Only the number is wanted: how many lines of these entries contain the word "this"?

++++ Data to process ++++

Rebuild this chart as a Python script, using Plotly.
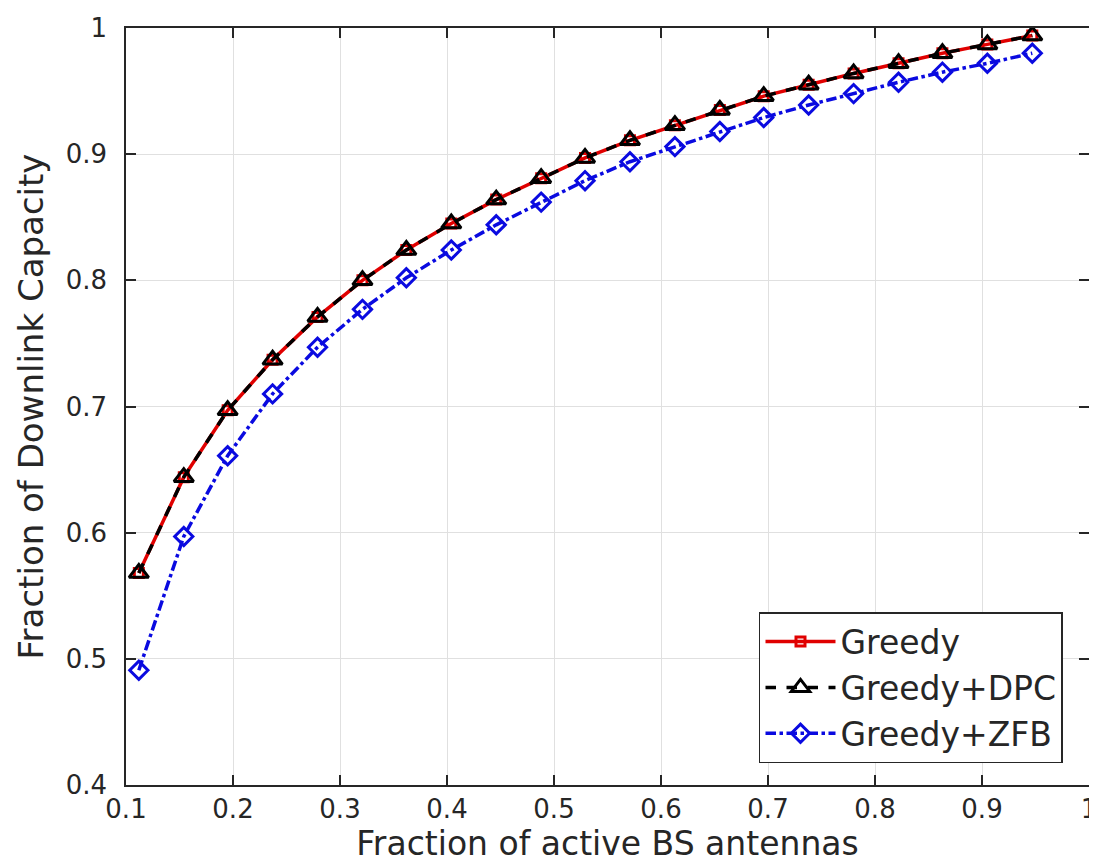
import plotly.graph_objects as go

# Data
frac_antennas = [0.112, 0.154, 0.195, 0.237, 0.279, 0.321, 0.362, 0.404, 0.446, 0.488,
                 0.529, 0.571, 0.613, 0.655, 0.696, 0.738, 0.780, 0.822, 0.863, 0.905, 0.947]
greedy = [0.568, 0.644, 0.697, 0.737, 0.771, 0.800, 0.824, 0.845, 0.864, 0.881,
          0.897, 0.911, 0.923, 0.935, 0.946, 0.955, 0.964, 0.972, 0.980, 0.987, 0.994]
greedy_dpc = [0.568, 0.644, 0.697, 0.737, 0.771, 0.800, 0.824, 0.845, 0.864, 0.881,
              0.897, 0.911, 0.923, 0.935, 0.946, 0.955, 0.964, 0.972, 0.980, 0.987, 0.994]
greedy_zfb = [0.491, 0.597, 0.661, 0.710, 0.747, 0.777, 0.802, 0.824, 0.844, 0.862,
              0.879, 0.894, 0.906, 0.918, 0.929, 0.939, 0.948, 0.957, 0.965, 0.972, 0.980]

x_ticks = [0.1, 0.2, 0.3, 0.4, 0.5, 0.6, 0.7, 0.8, 0.9, 1.0]
x_ticklabels = ["0.1", "0.2", "0.3", "0.4", "0.5", "0.6", "0.7", "0.8", "0.9", "1"]
y_ticks = [0.4, 0.5, 0.6, 0.7, 0.8, 0.9, 1.0]
y_ticklabels = ["0.4", "0.5", "0.6", "0.7", "0.8", "0.9", "1"]

FONT = "DejaVu Sans"
TXT = "#262626"

fig = go.Figure()
fig.add_trace(go.Scatter(
    x=frac_antennas, y=greedy, name="Greedy", mode="lines+markers",
    line=dict(color="#e00000", width=3.5),
    marker=dict(symbol="square-open", size=9, color="#e00000", line=dict(width=3))))
fig.add_trace(go.Scatter(
    x=frac_antennas, y=greedy_dpc, name="Greedy+DPC", mode="lines+markers",
    line=dict(color="black", width=3.5, dash="dash"),
    marker=dict(symbol="triangle-up-open", size=17, color="black", line=dict(width=3))))
fig.add_trace(go.Scatter(
    x=frac_antennas, y=greedy_zfb, name="Greedy+ZFB", mode="lines+markers",
    line=dict(color="#0a0ae0", width=3.5, dash="dashdot"),
    marker=dict(symbol="diamond-open", size=14, color="#0a0ae0", line=dict(width=3))))

axis_common = dict(
    showline=True, linecolor=TXT, linewidth=1.5, mirror="ticks",
    ticks="inside", ticklen=10, tickcolor=TXT, tickwidth=1.5,
    showgrid=True, gridcolor="#e0e0e0", gridwidth=1,
    zeroline=False, tickfont=dict(family=FONT, size=26, color=TXT),
    automargin=False, ticklabeloverflow="allow",
)

fig.update_layout(
    width=1097, height=868,
    margin=dict(l=118, r=16, t=20, b=91),
    paper_bgcolor="white", plot_bgcolor="white",
    font=dict(family=FONT, color=TXT),
    xaxis=dict(range=[0.1, 1.0], tickvals=x_ticks, ticktext=x_ticklabels,
               ticklabelstandoff=0,
               title=dict(text="Fraction of active BS antennas",
                          font=dict(family=FONT, size=33, color=TXT), standoff=4),
               **axis_common),
    yaxis=dict(range=[0.4, 1.0], tickvals=y_ticks, ticktext=y_ticklabels,
               ticklabelstandoff=12,
               title=dict(text="Fraction of Downlink Capacity",
                          font=dict(family=FONT, size=34, color=TXT), standoff=12),
               **axis_common),
    legend=dict(x=0.973, y=0.029, xanchor="right", yanchor="bottom",
                bgcolor="white", bordercolor=TXT, borderwidth=1.5,
                font=dict(family=FONT, size=33, color=TXT),
                itemwidth=70, tracegroupgap=0),
    showlegend=True,
)

fig.write_html("out.html")
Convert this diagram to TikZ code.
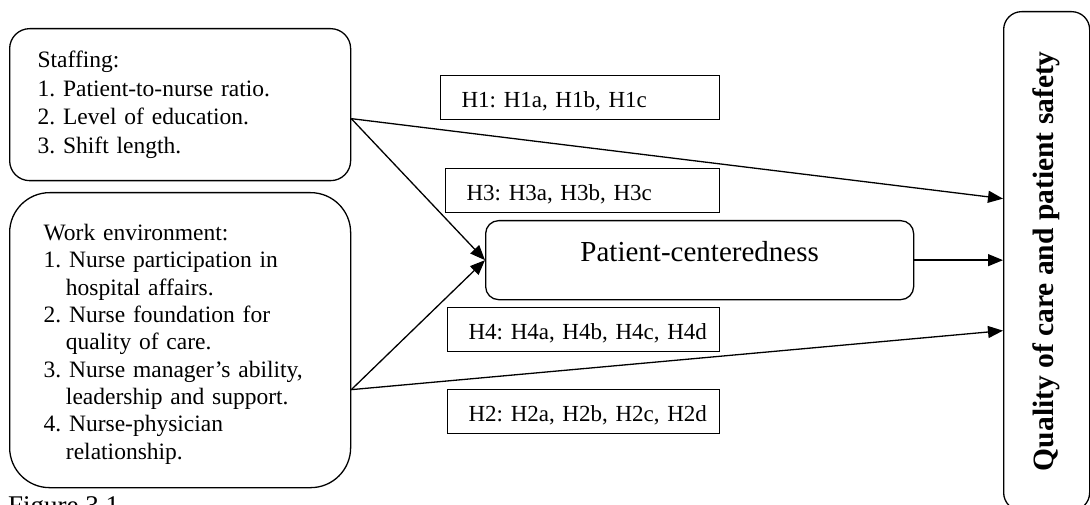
\documentclass[tikz,border=0pt]{standalone}
\usepackage{fontspec}
\setmainfont{Liberation Serif}
\usepackage{graphicx}
\usetikzlibrary{arrows.meta,positioning,calc}
\frenchspacing

\begin{document}
\begin{tikzpicture}[x=1pt,y=-1pt,>={Triangle[length=15pt,width=12pt]},
  every node/.style={font=\fontsize{23.5}{28.5}\selectfont},
  factor/.style={draw,line width=1.3pt,anchor=north west,align=left},
  hyp/.style={draw,line width=1.2pt,anchor=north west,align=left,
    inner xsep=0pt,inner ysep=0pt,text height=32pt,text depth=12pt,
    text width=#1,font=\fontsize{23}{28}\selectfont,
    execute at begin node={\hspace*{21pt}}},
  link/.style={->,line width=1.3pt}]
  \useasboundingbox (0,0) rectangle (1090,505);

  % predictors
  \node[factor,rounded corners=20pt,inner xsep=28pt,text width=285pt,
    minimum height=152pt] (staff) at (9,28)
    {Staffing:\\1. Patient-to-nurse ratio.\\2. Level of education.\\3. Shift length.};
  \node[factor,rounded corners=40pt,inner xsep=34pt,text width=273pt,
    minimum height=295pt,font=\fontsize{23.5}{27.3}\selectfont] (work) at (9,192)
    {\rule{0pt}{24.5pt}Work environment:\\
     1. Nurse participation in\\\hspace*{0.95em}hospital affairs.\\
     2. Nurse foundation for\\\hspace*{0.95em}quality of care.\\
     3. Nurse manager’s ability,\\\hspace*{0.95em}leadership and support.\\
     4. Nurse-physician\\\hspace*{0.95em}relationship.};
  \node[anchor=base west,inner sep=0pt,font=\fontsize{27}{32}\selectfont] (caption) at (8,514) {Figure 3.1};

  % mediator and outcome
  \node[draw,line width=1.3pt,rounded corners=13pt,anchor=north west,
    minimum width=428pt,inner sep=0pt,text height=41pt,text depth=38pt,
    font=\fontsize{29}{34}\selectfont] (centred) at (485,220) {Patient-centeredness};
  \node[draw,line width=1.3pt,rounded corners=18pt,anchor=north west,
    minimum width=86pt,minimum height=499pt,inner sep=0pt,
    font=\bfseries\fontsize{29.5}{34}\selectfont] (quality) at (1003,11)
    {\rotatebox{90}{Quality of care and patient safety}};

  % hypotheses
  \node[hyp=279pt] (h1) at (440,75) {H1: H1a, H1b, H1c};
  \node[hyp=274pt] (h3) at (445,168) {H3: H3a, H3b, H3c};
  \node[hyp=272pt] (h4) at (447,307) {H4: H4a, H4b, H4c, H4d};
  \node[hyp=272pt] (h2) at (447,389) {H2: H2a, H2b, H2c, H2d};

  % paths
  \coordinate (staffout) at ([yshift=-14pt]staff.east);
  \coordinate (workout) at ([yshift=-49.5pt]work.east);
  \coordinate (qtop) at ([yshift=62.5pt]quality.west);
  \coordinate (qbot) at ([yshift=-69.5pt]quality.west);
  \draw[link] (staffout) -- (centred.west);
  \draw[link] (workout) -- (centred.west);
  \draw[link] (staffout) -- (qtop);
  \draw[link] (workout) -- (qbot);
  \draw[link] (centred.east) -- (centred.east -| quality.west);
\end{tikzpicture}
\end{document}
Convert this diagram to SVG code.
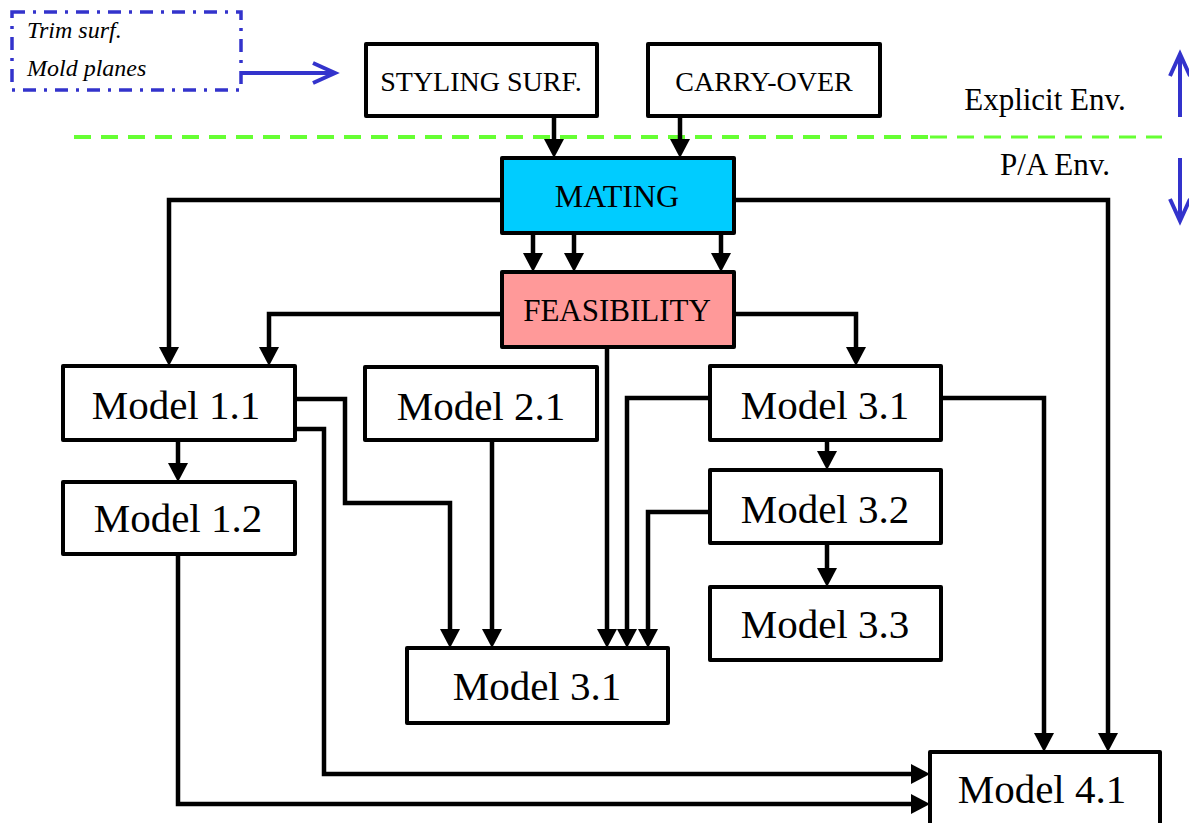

++++

:: Response ::
3